Ele é colocado, mais uma vez, da maneira mais violenta, diante da alternativa radical: salvar a própria vida ou perdê-la, escolher entre a própria vontade e a Vontade do Pai. “Abbá, Pai! Tudo te é possível, afasta de mim este cálice” (Mc 14,36). No momento em que confirma o sim de sua liberdade radical, agarra-se totalmente ao Pai e o chama com o nome que revela a sua confiança e ternura: “Abbá! Não é o que eu quero, mas o que tu queres” (Mc. 14,36). O sim de Jesus brota do Amor sem reservas; na hora suprema Ele escolhe de novo o dom de si, coloca-se nas mãos do Pai com uma confiança infinita e vive a sua liberdade como libertação, liberdade de si mesmo para o Pai e para os outros.

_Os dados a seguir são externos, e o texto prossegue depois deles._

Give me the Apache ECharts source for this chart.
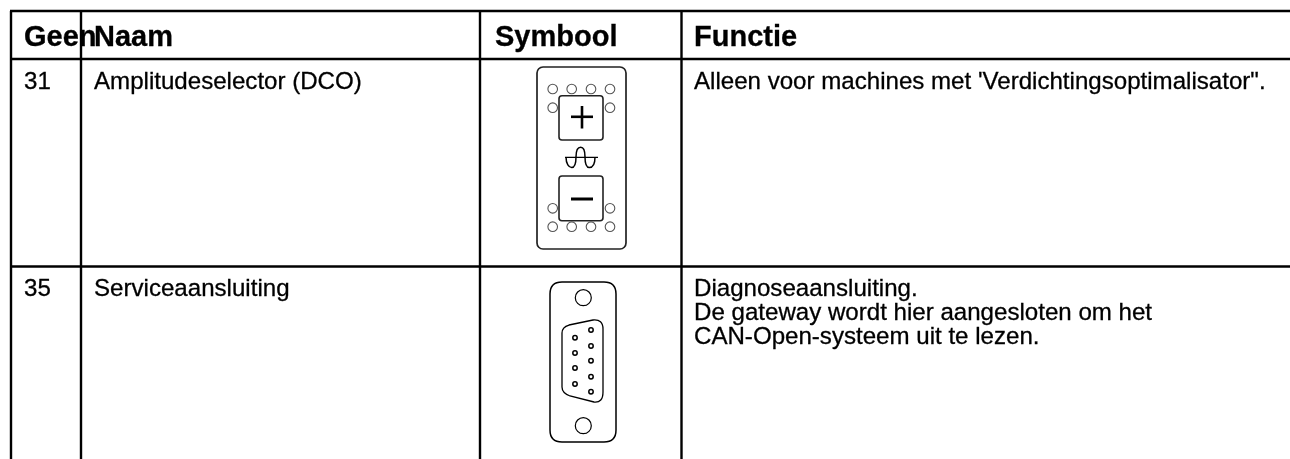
<!DOCTYPE html>
<html lang="nl">
<head>
    <meta charset="UTF-8">
    <title>Bedieningselementen</title>
    <script src="https://cdn.jsdelivr.net/npm/echarts@6/dist/echarts.min.js"></script>
    <style>
        html, body { margin: 0; padding: 0; background: #fff; }
        #chart { width: 1290px; height: 459px; }
    </style>
</head>
<body>
    <div id="chart"></div>
    <script>
        // tabelinhoud
        var headers = ['Geen', 'Naam', 'Symbool', 'Functie'];
        var rowNumbers = ['31', '35'];
        var rowNames = ['Amplitudeselector (DCO)', 'Serviceaansluiting'];
        var rowSymbols = ['amplitude', 'dsub'];
        var rowFunctions = [
            "Alleen voor machines met 'Verdichtingsoptimalisator\".",
            'Diagnoseaansluiting.\nDe gateway wordt hier aangesloten om het\nCAN-Open-systeem uit te lezen.'
        ];

        // tabelraster (pixels)
        var colEdges = [11, 81, 480, 681.5];
        var rowEdges = [11, 59, 266.5];
        var tableRight = 1290;
        var tableBottom = 459;
        var textX = [24, 94, 495, 694];

        var INK = '#000';
        var myChart = echarts.init(document.getElementById('chart'));

        function stroke(w, color) {
            return { fill: 'none', stroke: color || INK, lineWidth: w };
        }

        function rule(api, x1, y1, x2, y2, w) {
            var a = api.coord([x1, y1]), b = api.coord([x2, y2]);
            return { type: 'line', shape: { x1: a[0], y1: a[1], x2: b[0], y2: b[1] }, style: stroke(w) };
        }

        function label(api, x, y, text, font, lh) {
            var p = api.coord([x, y]);
            return {
                type: 'text', x: p[0], y: p[1],
                style: { text: text, font: font, fill: INK, stroke: INK, lineWidth: 0.3, textBaseline: 'top', lineHeight: lh }
            };
        }

        // bedieningspaneel met + en - toets
        function amplitudeSymbol(cx, cy) {
            var kids = [];
            kids.push({ type: 'rect', shape: { x: -44, y: -91, width: 89, height: 182, r: 6 }, style: stroke(1.7, '#222') });
            kids.push({ type: 'rect', shape: { x: -22, y: -62.3, width: 44, height: 44.3, r: 3 }, style: stroke(1.6, '#222') });
            kids.push({ type: 'rect', shape: { x: -22, y: 18, width: 44, height: 44.7, r: 3 }, style: stroke(1.6, '#222') });
            [-28.3, -9.3, 10, 29].forEach(function (x) {
                kids.push({ type: 'circle', shape: { cx: x, cy: -69, r: 4.8 }, style: stroke(1.1, '#555') });
                kids.push({ type: 'circle', shape: { cx: x, cy: 68.7, r: 4.8 }, style: stroke(1.1, '#555') });
            });
            [-28.3, 29].forEach(function (x) {
                kids.push({ type: 'circle', shape: { cx: x, cy: -50.3, r: 4.8 }, style: stroke(1.1, '#555') });
                kids.push({ type: 'circle', shape: { cx: x, cy: 50.3, r: 4.8 }, style: stroke(1.1, '#555') });
            });
            kids.push({ type: 'rect', shape: { x: -10, y: -42.5, width: 22, height: 2.6 }, style: { fill: INK } });
            kids.push({ type: 'rect', shape: { x: -0.3, y: -52, width: 2.6, height: 22.5 }, style: { fill: INK } });
            kids.push({ type: 'rect', shape: { x: -10, y: 39.5, width: 22, height: 3 }, style: { fill: INK } });
            kids.push({ type: 'line', shape: { x1: -16, y1: -0.7, x2: 17, y2: -0.7 }, style: stroke(1.3) });
            kids.push({ type: 'path', shape: { pathData: 'M-15 -1 C-15 6 -12 9.5 -9.3 9.5 C-5 9.5 -5 3 -5 -1 C-5 -7 -4 -10.7 -0.3 -10.7 C3.5 -10.7 4 -6 4 -1 C4 4 5 9.5 8.3 9.5 C11.5 9.5 14 6 14 -1' }, style: stroke(1.5) });
            return { type: 'group', x: cx, y: cy, children: kids };
        }

        // 9-polige sub-D aansluiting
        function dsubSymbol(cx, cy) {
            var kids = [];
            kids.push({ type: 'path', shape: { pathData: 'M-21 -80 L21 -80 Q33 -80 33 -68 L33 68 Q33 80 21 80 L-21 80 Q-33 80 -33 68 L-33 -68 Q-33 -80 -21 -80 Z' }, style: stroke(1.5) });
            kids.push({ type: 'circle', shape: { cx: 0.3, cy: -64.3, r: 8 }, style: stroke(1.2) });
            kids.push({ type: 'circle', shape: { cx: 0.3, cy: 63.7, r: 8 }, style: stroke(1.2) });
            kids.push({ type: 'path', shape: { pathData: 'M-21 -29 Q-21 -35 -14 -37 L10 -42 Q20 -43 20 -33 L20 30 Q20 41 11 40 L-13 34 Q-21 31 -21 25 Z' }, style: stroke(1.3) });
            var pins = [[-8, -24.3], [-8, -9], [-8, 6], [-8, 22], [8, -32], [8, -16], [8, -1.3], [8, 14.7], [8, 29.7]];
            pins.forEach(function (p) {
                kids.push({ type: 'circle', shape: { cx: p[0], cy: p[1], r: 2.2 }, style: stroke(1.5) });
            });
            return { type: 'group', x: cx, y: cy, children: kids };
        }

        var symbolCentre = { amplitude: [581, 158], dsub: [583, 362] };
        var symbolDrawers = { amplitude: amplitudeSymbol, dsub: dsubSymbol };

        function renderTable(params, api) {
            var kids = [];
            // raster
            rowEdges.forEach(function (y) {
                kids.push(rule(api, colEdges[0] - 1, y, tableRight, y, 2.6));
            });
            colEdges.forEach(function (x) {
                kids.push(rule(api, x, rowEdges[0], x, tableBottom, 2.4));
            });
            // kop
            headers.forEach(function (h, i) {
                kids.push(label(api, textX[i], 23, h, 'bold 29px "Liberation Sans"', 30));
            });
            // rijen
            rowNumbers.forEach(function (n, r) {
                var y = rowEdges[r + 1] + 11;
                var font = '24.1px "Liberation Sans"';
                kids.push(label(api, textX[0], y, n, font, 24));
                kids.push(label(api, textX[1], y, rowNames[r], font, 24));
                kids.push(label(api, textX[3], y, rowFunctions[r], font, 24));
                var p = api.coord(symbolCentre[rowSymbols[r]]);
                kids.push(symbolDrawers[rowSymbols[r]](p[0], p[1]));
            });
            return { type: 'group', children: kids };
        }

        myChart.setOption({
            animation: false,
            backgroundColor: '#fff',
            grid: { left: 0, right: 0, top: 0, bottom: 0 },
            xAxis: { type: 'value', min: 0, max: 1290, show: false },
            yAxis: { type: 'value', min: 0, max: 459, inverse: true, show: false },
            series: [{
                type: 'custom',
                coordinateSystem: 'cartesian2d',
                renderItem: renderTable,
                data: [[0, 0]],
                silent: true,
                clip: false
            }]
        });
    </script>
</body>
</html>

É a liberdade de quem encontra a própria vida perdendo-a, a capacidade de arriscar tudo por amor, a audácia de quem entrega tudo. No Evangelho de Marcos, a Paixão de Jesus não é uma simples sequência de fatos, mas um confronto entre pessoas. Os diversos personagens entram em contato direto com Jesus, reagindo cada um a seu modo, vivendo cada qual o mistério do próprio chamado e da própria tomada de posição frente a proposta de Jesus.
Contemplar toda a galeria de pessoas que entra em contato com Jesus. Cada qual com uma resposta diferente, diante de Jesus sempre igual em sua atitude de disponibilidade e de entrega. Todos giram em torno d’Ele como um dramático carrossel e Ele, com seu silêncio, domina tudo. Contemplamos as pessoas que se agitam, que fazem e dizem uma coisa e outra e Jesus que, com sua presença silenciosa, está no centro, dominador de toda uma situação caótica e convulsiva. Com seu simples “estar aí”, Jesus não fala, Jesus não julga; são as pessoas que são julgadas. Sua presença é provocativa.
Textos bíblicos: Mc 14,27-31; Mc 14,32-42; Mc 14,43-52; Mc 14,53-65; Mc 14,66-72; Mc 15,1-15; Mc 15,16-20.